高橋 そうです。ですので、どんなに粉が良くて製粉が良くて、蕎麦にする技術が良くても、茹で方で駄目にすることがありますからね。要するに、何一つ欠けても駄目なんですよ。
 
中村 それはよくわかります。やはり真に「おいしい」にたどり着くには、全てのプロセスが完璧でバランスがとれて初めて言えることでしょう。それがすごく印象的でした。それはすべての料理づくりに共通していることです。
(Part3につづく)

高橋邦弘
Kunihiro Takahashi
1944 年東京都生まれ。72 年片倉康雄の「日本そば大学講座」に入門、蕎麦打ちの世界に入る。年宇都宮「一茶庵」で修行を始める。修行のかたわら片倉康雄の蕎麦教室の師範代を務める。75 年東京都 南長崎に「翁」を開店する。79 年長野県池田町にて蕎麦の栽培を始める。85 年南長崎「翁」閉店。86 年山梨県 長坂に「翁」開店、自家製粉開始。玄蕎麦を求めて全国の産地を訪ね、生産者たちと交流を広める。2001 年広島県豊平町長笹「達磨・雪花山房」にて、蕎麦指導を中心とした活動を開始する。

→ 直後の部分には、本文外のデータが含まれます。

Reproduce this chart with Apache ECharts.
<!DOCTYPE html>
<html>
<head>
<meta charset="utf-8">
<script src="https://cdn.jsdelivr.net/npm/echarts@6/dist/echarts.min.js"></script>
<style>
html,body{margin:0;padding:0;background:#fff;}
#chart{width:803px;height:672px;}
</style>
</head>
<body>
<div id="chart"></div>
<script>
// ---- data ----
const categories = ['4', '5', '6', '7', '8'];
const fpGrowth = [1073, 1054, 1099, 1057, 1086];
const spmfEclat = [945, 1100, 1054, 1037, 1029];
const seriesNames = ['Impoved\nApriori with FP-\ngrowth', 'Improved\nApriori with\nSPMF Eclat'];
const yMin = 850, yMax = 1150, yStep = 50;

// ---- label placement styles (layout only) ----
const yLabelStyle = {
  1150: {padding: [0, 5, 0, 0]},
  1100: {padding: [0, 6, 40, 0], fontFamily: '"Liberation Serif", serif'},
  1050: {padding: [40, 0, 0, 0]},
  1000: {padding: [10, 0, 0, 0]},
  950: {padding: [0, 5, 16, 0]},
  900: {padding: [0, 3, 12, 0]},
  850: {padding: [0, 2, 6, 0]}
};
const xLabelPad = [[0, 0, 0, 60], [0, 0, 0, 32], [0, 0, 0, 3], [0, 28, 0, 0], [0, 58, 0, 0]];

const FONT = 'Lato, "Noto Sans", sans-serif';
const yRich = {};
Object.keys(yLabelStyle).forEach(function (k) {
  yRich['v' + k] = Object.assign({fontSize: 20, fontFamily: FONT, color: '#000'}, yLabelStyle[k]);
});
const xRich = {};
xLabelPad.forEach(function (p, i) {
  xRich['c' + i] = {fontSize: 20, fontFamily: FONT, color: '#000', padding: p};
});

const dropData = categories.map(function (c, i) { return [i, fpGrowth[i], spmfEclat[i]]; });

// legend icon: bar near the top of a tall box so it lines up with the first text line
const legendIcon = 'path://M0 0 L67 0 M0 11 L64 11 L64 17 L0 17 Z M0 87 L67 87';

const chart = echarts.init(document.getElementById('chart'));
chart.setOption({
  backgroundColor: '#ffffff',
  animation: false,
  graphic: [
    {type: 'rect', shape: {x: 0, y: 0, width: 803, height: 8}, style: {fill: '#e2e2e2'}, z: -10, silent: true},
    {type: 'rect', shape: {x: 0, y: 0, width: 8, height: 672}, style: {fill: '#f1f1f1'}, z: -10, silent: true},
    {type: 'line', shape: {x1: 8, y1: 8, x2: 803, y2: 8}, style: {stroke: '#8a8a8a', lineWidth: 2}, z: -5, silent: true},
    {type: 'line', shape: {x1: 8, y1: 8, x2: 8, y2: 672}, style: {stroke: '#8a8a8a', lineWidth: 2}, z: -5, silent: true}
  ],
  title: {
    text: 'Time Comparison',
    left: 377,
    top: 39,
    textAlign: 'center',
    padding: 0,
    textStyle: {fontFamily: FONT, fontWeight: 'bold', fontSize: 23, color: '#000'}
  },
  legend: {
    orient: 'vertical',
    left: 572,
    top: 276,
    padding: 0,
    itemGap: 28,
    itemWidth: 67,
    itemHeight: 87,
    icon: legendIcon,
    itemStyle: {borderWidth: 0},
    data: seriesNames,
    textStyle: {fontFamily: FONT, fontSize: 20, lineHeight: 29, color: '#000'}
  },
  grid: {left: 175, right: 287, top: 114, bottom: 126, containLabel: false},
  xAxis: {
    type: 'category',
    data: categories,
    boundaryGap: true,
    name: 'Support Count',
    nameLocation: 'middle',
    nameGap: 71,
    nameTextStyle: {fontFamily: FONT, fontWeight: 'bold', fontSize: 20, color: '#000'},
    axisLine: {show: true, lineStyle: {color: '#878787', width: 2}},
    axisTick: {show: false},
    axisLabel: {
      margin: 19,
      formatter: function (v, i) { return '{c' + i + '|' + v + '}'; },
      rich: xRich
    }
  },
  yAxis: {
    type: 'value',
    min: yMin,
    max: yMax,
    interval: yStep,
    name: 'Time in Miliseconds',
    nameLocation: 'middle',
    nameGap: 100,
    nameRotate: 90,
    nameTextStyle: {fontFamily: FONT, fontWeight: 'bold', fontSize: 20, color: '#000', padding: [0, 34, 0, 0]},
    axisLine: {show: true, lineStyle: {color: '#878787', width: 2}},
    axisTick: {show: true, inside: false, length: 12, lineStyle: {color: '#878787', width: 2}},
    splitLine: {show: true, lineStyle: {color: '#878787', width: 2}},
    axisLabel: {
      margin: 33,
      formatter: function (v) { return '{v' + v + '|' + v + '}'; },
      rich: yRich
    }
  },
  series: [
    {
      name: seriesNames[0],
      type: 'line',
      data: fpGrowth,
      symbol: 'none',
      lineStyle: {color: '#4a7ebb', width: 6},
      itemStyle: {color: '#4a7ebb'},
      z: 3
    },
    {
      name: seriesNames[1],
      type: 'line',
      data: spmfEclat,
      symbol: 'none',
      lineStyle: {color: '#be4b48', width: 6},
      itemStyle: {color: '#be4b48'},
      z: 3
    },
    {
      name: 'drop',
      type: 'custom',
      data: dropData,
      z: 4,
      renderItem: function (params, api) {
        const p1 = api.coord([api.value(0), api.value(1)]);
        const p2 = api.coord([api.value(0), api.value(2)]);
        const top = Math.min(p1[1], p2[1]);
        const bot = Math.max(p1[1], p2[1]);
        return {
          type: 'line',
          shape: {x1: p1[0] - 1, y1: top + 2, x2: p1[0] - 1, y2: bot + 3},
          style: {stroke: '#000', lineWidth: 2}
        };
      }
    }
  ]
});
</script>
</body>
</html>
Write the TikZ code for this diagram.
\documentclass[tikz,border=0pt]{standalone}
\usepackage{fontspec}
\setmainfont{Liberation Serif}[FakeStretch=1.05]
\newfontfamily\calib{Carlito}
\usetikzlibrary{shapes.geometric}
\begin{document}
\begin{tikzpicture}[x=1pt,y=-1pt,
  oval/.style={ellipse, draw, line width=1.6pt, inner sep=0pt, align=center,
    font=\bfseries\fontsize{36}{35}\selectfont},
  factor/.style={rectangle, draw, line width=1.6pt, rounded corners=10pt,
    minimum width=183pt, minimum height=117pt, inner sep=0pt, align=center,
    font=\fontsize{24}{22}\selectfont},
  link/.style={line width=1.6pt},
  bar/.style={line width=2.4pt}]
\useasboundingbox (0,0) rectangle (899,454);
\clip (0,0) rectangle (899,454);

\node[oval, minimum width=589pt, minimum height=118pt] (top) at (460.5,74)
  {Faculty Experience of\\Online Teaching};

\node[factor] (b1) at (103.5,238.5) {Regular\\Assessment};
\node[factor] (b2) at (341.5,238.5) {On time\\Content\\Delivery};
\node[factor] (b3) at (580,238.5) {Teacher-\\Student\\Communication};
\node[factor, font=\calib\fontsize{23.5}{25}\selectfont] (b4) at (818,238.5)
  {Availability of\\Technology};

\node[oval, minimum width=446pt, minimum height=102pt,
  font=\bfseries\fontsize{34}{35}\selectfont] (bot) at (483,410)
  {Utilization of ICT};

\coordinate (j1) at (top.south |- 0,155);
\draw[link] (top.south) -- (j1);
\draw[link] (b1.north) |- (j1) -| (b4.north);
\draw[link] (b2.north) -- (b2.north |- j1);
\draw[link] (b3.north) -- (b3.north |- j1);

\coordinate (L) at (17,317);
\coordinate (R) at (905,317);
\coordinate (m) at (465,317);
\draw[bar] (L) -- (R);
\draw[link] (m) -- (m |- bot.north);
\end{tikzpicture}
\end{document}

現在、全国の蕎麦会、蕎麦祭り等で各地を飛び回っている。

中村勝宏
Katsuhiro Nakamura
1944 年鹿児島県生まれ。高校卒業後、料理界に入る。70 年渡欧。チューリッヒの「ホテルアスコット」を皮切りに、以後14 年間にわたりフランス各地の名だたるレストランでプロの料理人として活躍する。79 年パリのレストラン「ル・ブールドネ」時代に、日本人としてはじめてミシュランの1 つ星を獲得。84 年に帰国。ホテルエドモント(現ホテルメトロポリタン エドモント)の開業とともにレストラン統括料理長となる。2003 年フランス共和国より農事功労章シュヴァリエ叙勲。08 年の北海道洞爺湖サミットでは、総料理長としてすべての料理を指揮統括する。10 年フランス共和国の農事功労章オフィシエ叙勲。13 年日本ホテル㈱取締役統括名誉総料理長に就任。15 年クルーズトレイン「TRAINSUITE(トランスイート)四季島」の料理監修。16 年フランス共和国農事功労章の最高位「コマンドゥール」を受章。